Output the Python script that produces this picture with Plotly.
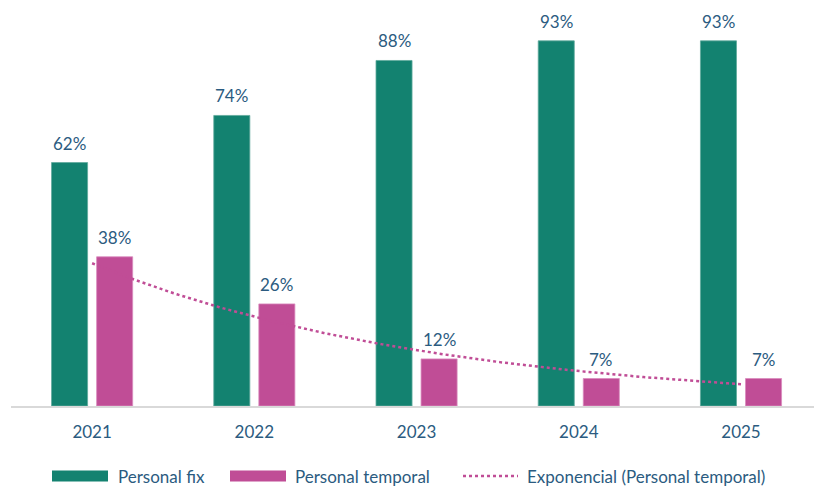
import numpy as np
import plotly.graph_objects as go

years = ["2021", "2022", "2023", "2024", "2025"]
personal_fix = [62, 74, 88, 93, 93]
personal_temporal = [38, 26, 12, 7, 7]
series_names = ["Personal fix", "Personal temporal", "Exponencial (Personal temporal)"]

TEAL = "#138270"
MAGENTA = "#C04D96"
TEXT = "#2B5B80"
FONT = "Lato"
FS = 17

# plot area in pixels (used for the hand-placed legend)
W, H = 814, 486
L, B = 11, 80
PW, PH = W - L, H - B


def px_x(px):
    return (px - L) / PW


def px_y(py):
    return (PH - py) / PH


x = np.arange(len(years))
bar_w = 36 / 162

fig = go.Figure()
fig.add_trace(go.Bar(
    x=x, y=personal_fix, name=series_names[0],
    width=bar_w, offset=-0.25,
    marker=dict(color=TEAL, line=dict(color="#5FA99C", width=0.8)),
))
fig.add_trace(go.Bar(
    x=x, y=personal_temporal, name=series_names[1],
    width=bar_w, offset=0.25 - bar_w,
    marker=dict(color=MAGENTA, line=dict(color="#D98BBE", width=0.8)),
))

# Exponential trendline fitted to the temporary-staff series
k = np.arange(1, len(years) + 1)
b, a = np.polyfit(k, np.log(personal_temporal), 1)
xs = np.linspace(0, len(years) - 1, 200)
ys = np.exp(a + b * (xs + 1))
fig.add_trace(go.Scatter(
    x=xs, y=ys, mode="lines", name=series_names[2],
    line=dict(color=MAGENTA, width=2.5, dash="dot"),
))

# Value labels above each bar
centre = 0.25 - bar_w / 2
for i in range(len(years)):
    for val, dx in ((personal_fix[i], -centre), (personal_temporal[i], centre)):
        fig.add_annotation(
            x=i + dx, y=val, text=f"{val}%", showarrow=False,
            yanchor="bottom", yshift=7,
            font=dict(family=FONT, size=FS, color=TEXT),
        )

# Legend drawn with wide swatches
legend_y = 476
swatches = [(52, 108, TEAL, "rect"), (230, 286, MAGENTA, "rect"), (463, 518, MAGENTA, "dot")]
text_x = [116, 293, 525]
for (x0, x1, col, kind), tx, name in zip(swatches, text_x, series_names):
    if kind == "rect":
        fig.add_shape(
            type="rect", xref="paper", yref="paper",
            x0=px_x(x0), x1=px_x(x1), y0=px_y(legend_y + 5.5), y1=px_y(legend_y - 5.5),
            fillcolor=col, line=dict(width=0),
        )
    else:
        fig.add_shape(
            type="line", xref="paper", yref="paper",
            x0=px_x(x0), x1=px_x(x1), y0=px_y(legend_y), y1=px_y(legend_y),
            line=dict(color=col, width=2.5, dash="dot"),
        )
    fig.add_annotation(
        x=px_x(tx), y=px_y(legend_y), xref="paper", yref="paper",
        text=name, showarrow=False, xanchor="left", yanchor="middle",
        font=dict(family=FONT, size=FS, color=TEXT),
    )

fig.update_layout(
    width=W, height=H,
    margin=dict(l=L, r=0, t=0, b=B),
    paper_bgcolor="white", plot_bgcolor="white",
    barmode="overlay",
    font=dict(family=FONT, size=FS, color=TEXT),
    showlegend=False,
    xaxis=dict(
        range=[-0.5, 4.45], tickvals=list(x), ticktext=years,
        showgrid=False, zeroline=False,
        showline=True, linecolor="#D9D9D9", linewidth=1.5,
        ticks="outside", ticklen=10, tickcolor="rgba(0,0,0,0)",
        tickfont=dict(family=FONT, size=FS, color=TEXT),
    ),
    yaxis=dict(
        range=[0, 103.4], visible=False, showgrid=False, zeroline=False,
    ),
)

fig.write_html("out.html")
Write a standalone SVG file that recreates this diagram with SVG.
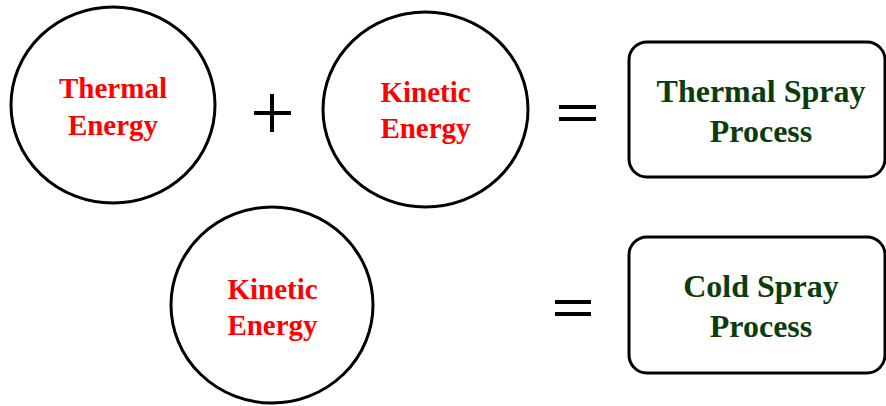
<svg xmlns="http://www.w3.org/2000/svg" width="886" height="406" viewBox="0 0 886 406">
<style>
.node{fill:#fff;stroke:#000;stroke-width:3}
.op{stroke:#000;stroke-width:4;fill:none}
.red{font-family:"Liberation Serif","Times New Roman",serif;font-weight:bold;font-size:29px;fill:#ff0000;text-anchor:middle}
.grn{font-family:"Liberation Serif","Times New Roman",serif;font-weight:bold;font-size:32px;fill:#0b3d0b;text-anchor:middle}
</style>
<rect width="886" height="406" fill="#fff"/>
<g id="thermal-energy">
<ellipse class="node" cx="113" cy="105" rx="102" ry="98"/>
<text class="red" x="113" y="98">Thermal</text>
<text class="red" x="113" y="135">Energy</text>
</g>
<g id="kinetic-energy-top">
<ellipse class="node" cx="425.5" cy="109.5" rx="102.5" ry="97.5"/>
<text class="red" x="425.5" y="102">Kinetic</text>
<text class="red" x="425.5" y="138">Energy</text>
</g>
<g id="kinetic-energy-bottom">
<ellipse class="node" cx="272" cy="305" rx="101" ry="98"/>
<text class="red" x="272.5" y="299">Kinetic</text>
<text class="red" x="272.5" y="335">Energy</text>
</g>
<g id="thermal-spray-process">
<rect class="node" x="629" y="42" width="256" height="135" rx="18" ry="18"/>
<text class="grn" x="761" y="102">Thermal Spray</text>
<text class="grn" x="761" y="142">Process</text>
</g>
<g id="cold-spray-process">
<rect class="node" x="629" y="237" width="256" height="136" rx="18" ry="18"/>
<text class="grn" x="761" y="297">Cold Spray</text>
<text class="grn" x="761" y="337">Process</text>
</g>
<g id="connectors">
<path class="op" d="M254 113H291M272 94V132"/>
<path class="op" d="M559 107H596M559 119H596"/>
<path class="op" d="M555 302H591M555 314H591"/>
</g>
</svg>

══════════

**Your objective**
Report how many lines in the listing include the word "this". Give nothing but the count.

**Correct output**
2